» **AIM**
Return the listing below unchanged, minus its pictures.

» **RECORDS FOR THIS TASK**
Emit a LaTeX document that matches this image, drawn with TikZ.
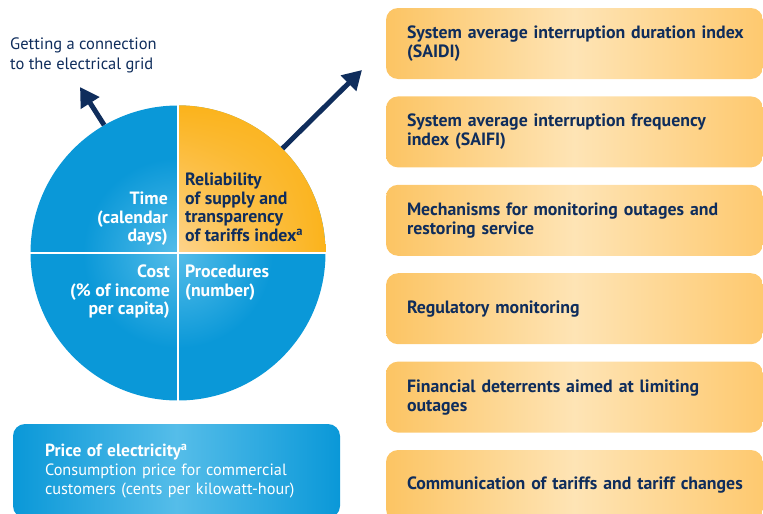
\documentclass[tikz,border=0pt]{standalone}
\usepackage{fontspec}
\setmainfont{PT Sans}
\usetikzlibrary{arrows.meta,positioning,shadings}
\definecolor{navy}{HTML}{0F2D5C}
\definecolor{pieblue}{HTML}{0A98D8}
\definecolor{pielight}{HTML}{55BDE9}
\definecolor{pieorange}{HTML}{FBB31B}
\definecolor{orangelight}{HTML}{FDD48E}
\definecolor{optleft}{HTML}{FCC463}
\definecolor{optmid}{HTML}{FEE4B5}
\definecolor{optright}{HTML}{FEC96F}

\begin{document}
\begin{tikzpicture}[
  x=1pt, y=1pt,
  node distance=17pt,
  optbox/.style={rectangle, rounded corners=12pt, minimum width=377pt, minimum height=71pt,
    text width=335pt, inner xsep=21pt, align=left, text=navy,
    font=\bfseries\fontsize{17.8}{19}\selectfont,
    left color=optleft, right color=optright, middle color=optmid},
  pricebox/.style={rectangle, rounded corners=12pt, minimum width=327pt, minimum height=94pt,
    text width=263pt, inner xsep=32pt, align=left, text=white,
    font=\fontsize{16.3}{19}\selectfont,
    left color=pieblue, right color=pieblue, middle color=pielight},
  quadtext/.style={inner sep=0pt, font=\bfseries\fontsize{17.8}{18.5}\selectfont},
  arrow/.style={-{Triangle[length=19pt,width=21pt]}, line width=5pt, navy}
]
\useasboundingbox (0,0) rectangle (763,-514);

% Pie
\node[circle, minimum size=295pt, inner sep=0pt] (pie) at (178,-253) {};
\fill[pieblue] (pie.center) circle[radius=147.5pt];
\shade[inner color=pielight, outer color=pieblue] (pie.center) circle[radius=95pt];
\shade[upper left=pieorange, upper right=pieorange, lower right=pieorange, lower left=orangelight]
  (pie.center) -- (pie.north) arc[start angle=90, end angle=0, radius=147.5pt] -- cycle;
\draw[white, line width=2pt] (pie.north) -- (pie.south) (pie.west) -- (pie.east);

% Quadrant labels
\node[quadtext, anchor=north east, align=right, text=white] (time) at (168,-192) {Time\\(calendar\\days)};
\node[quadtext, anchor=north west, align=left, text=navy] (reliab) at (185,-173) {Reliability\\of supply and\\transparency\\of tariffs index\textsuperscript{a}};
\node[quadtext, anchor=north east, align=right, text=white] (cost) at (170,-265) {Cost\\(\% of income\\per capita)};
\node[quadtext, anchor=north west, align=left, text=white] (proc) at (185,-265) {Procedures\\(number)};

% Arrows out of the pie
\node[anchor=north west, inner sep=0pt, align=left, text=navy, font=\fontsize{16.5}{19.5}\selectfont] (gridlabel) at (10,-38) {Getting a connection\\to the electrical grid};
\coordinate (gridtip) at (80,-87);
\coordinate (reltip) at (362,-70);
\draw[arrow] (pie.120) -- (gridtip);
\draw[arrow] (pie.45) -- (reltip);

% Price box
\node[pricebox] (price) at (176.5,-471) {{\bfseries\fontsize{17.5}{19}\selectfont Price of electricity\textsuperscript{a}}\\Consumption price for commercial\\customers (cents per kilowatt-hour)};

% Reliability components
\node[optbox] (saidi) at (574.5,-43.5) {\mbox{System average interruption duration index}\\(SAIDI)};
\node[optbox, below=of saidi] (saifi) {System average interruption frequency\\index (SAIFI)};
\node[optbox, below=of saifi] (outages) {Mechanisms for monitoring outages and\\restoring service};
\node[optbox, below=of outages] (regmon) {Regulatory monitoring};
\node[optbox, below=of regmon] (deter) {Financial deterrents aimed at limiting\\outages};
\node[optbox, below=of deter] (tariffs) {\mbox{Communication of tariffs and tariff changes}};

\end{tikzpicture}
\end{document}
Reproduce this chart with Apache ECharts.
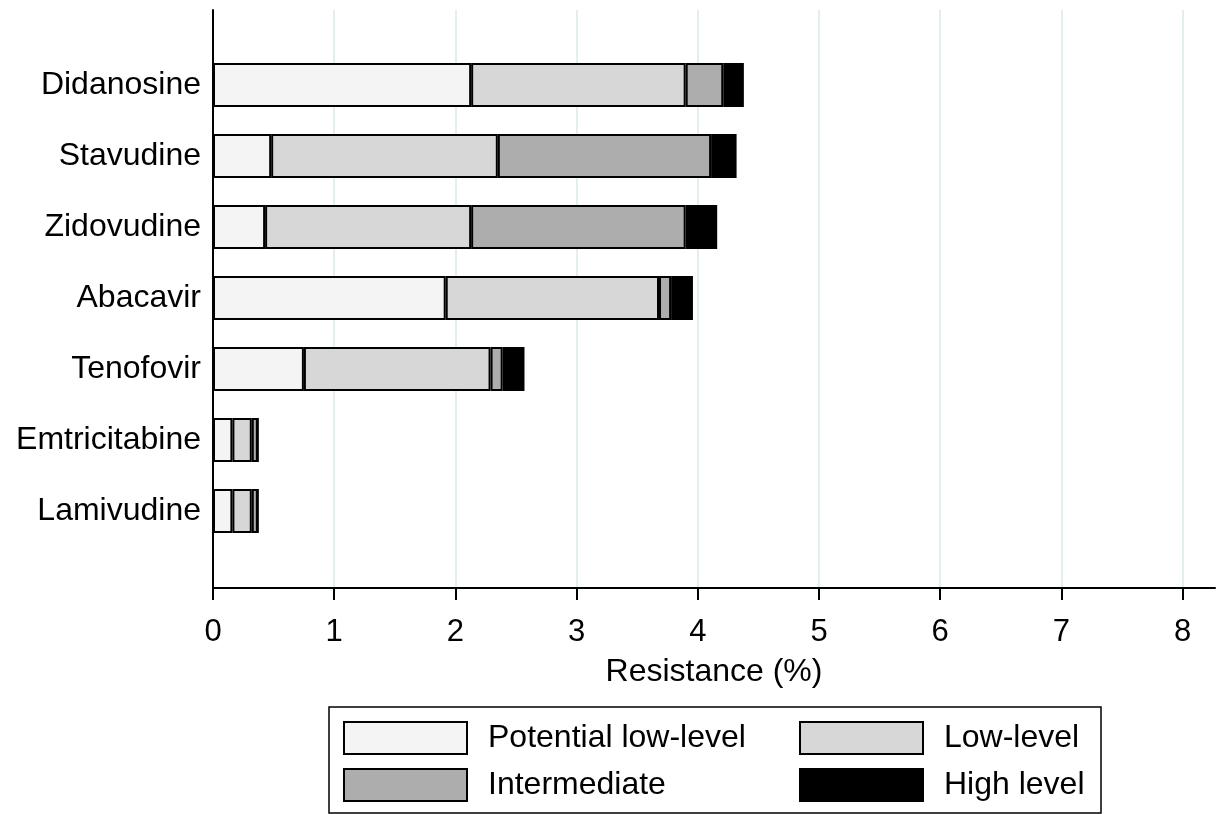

» **SOLUTION FOR THIS PROBLEM**
Emit a LaTeX document that matches this image, drawn with TikZ.
\documentclass[tikz,border=0pt]{standalone}
\usepackage{fontspec}
\setmainfont{PT Sans}
\usetikzlibrary{arrows.meta,positioning,shadings}
\definecolor{navy}{HTML}{0F2D5C}
\definecolor{pieblue}{HTML}{0A98D8}
\definecolor{pielight}{HTML}{55BDE9}
\definecolor{pieorange}{HTML}{FBB31B}
\definecolor{orangelight}{HTML}{FDD48E}
\definecolor{optleft}{HTML}{FCC463}
\definecolor{optmid}{HTML}{FEE4B5}
\definecolor{optright}{HTML}{FEC96F}

\begin{document}
\begin{tikzpicture}[
  x=1pt, y=1pt,
  node distance=17pt,
  optbox/.style={rectangle, rounded corners=12pt, minimum width=377pt, minimum height=71pt,
    text width=335pt, inner xsep=21pt, align=left, text=navy,
    font=\bfseries\fontsize{17.8}{19}\selectfont,
    left color=optleft, right color=optright, middle color=optmid},
  pricebox/.style={rectangle, rounded corners=12pt, minimum width=327pt, minimum height=94pt,
    text width=263pt, inner xsep=32pt, align=left, text=white,
    font=\fontsize{16.3}{19}\selectfont,
    left color=pieblue, right color=pieblue, middle color=pielight},
  quadtext/.style={inner sep=0pt, font=\bfseries\fontsize{17.8}{18.5}\selectfont},
  arrow/.style={-{Triangle[length=19pt,width=21pt]}, line width=5pt, navy}
]
\useasboundingbox (0,0) rectangle (763,-514);

% Pie
\node[circle, minimum size=295pt, inner sep=0pt] (pie) at (178,-253) {};
\fill[pieblue] (pie.center) circle[radius=147.5pt];
\shade[inner color=pielight, outer color=pieblue] (pie.center) circle[radius=95pt];
\shade[upper left=pieorange, upper right=pieorange, lower right=pieorange, lower left=orangelight]
  (pie.center) -- (pie.north) arc[start angle=90, end angle=0, radius=147.5pt] -- cycle;
\draw[white, line width=2pt] (pie.north) -- (pie.south) (pie.west) -- (pie.east);

% Quadrant labels
\node[quadtext, anchor=north east, align=right, text=white] (time) at (168,-192) {Time\\(calendar\\days)};
\node[quadtext, anchor=north west, align=left, text=navy] (reliab) at (185,-173) {Reliability\\of supply and\\transparency\\of tariffs index\textsuperscript{a}};
\node[quadtext, anchor=north east, align=right, text=white] (cost) at (170,-265) {Cost\\(\% of income\\per capita)};
\node[quadtext, anchor=north west, align=left, text=white] (proc) at (185,-265) {Procedures\\(number)};

% Arrows out of the pie
\node[anchor=north west, inner sep=0pt, align=left, text=navy, font=\fontsize{16.5}{19.5}\selectfont] (gridlabel) at (10,-38) {Getting a connection\\to the electrical grid};
\coordinate (gridtip) at (80,-87);
\coordinate (reltip) at (362,-70);
\draw[arrow] (pie.120) -- (gridtip);
\draw[arrow] (pie.45) -- (reltip);

% Price box
\node[pricebox] (price) at (176.5,-471) {{\bfseries\fontsize{17.5}{19}\selectfont Price of electricity\textsuperscript{a}}\\Consumption price for commercial\\customers (cents per kilowatt-hour)};

% Reliability components
\node[optbox] (saidi) at (574.5,-43.5) {\mbox{System average interruption duration index}\\(SAIDI)};
\node[optbox, below=of saidi] (saifi) {System average interruption frequency\\index (SAIFI)};
\node[optbox, below=of saifi] (outages) {Mechanisms for monitoring outages and\\restoring service};
\node[optbox, below=of outages] (regmon) {Regulatory monitoring};
\node[optbox, below=of regmon] (deter) {Financial deterrents aimed at limiting\\outages};
\node[optbox, below=of deter] (tariffs) {\mbox{Communication of tariffs and tariff changes}};

\end{tikzpicture}
\end{document}
Reproduce this chart with Apache ECharts.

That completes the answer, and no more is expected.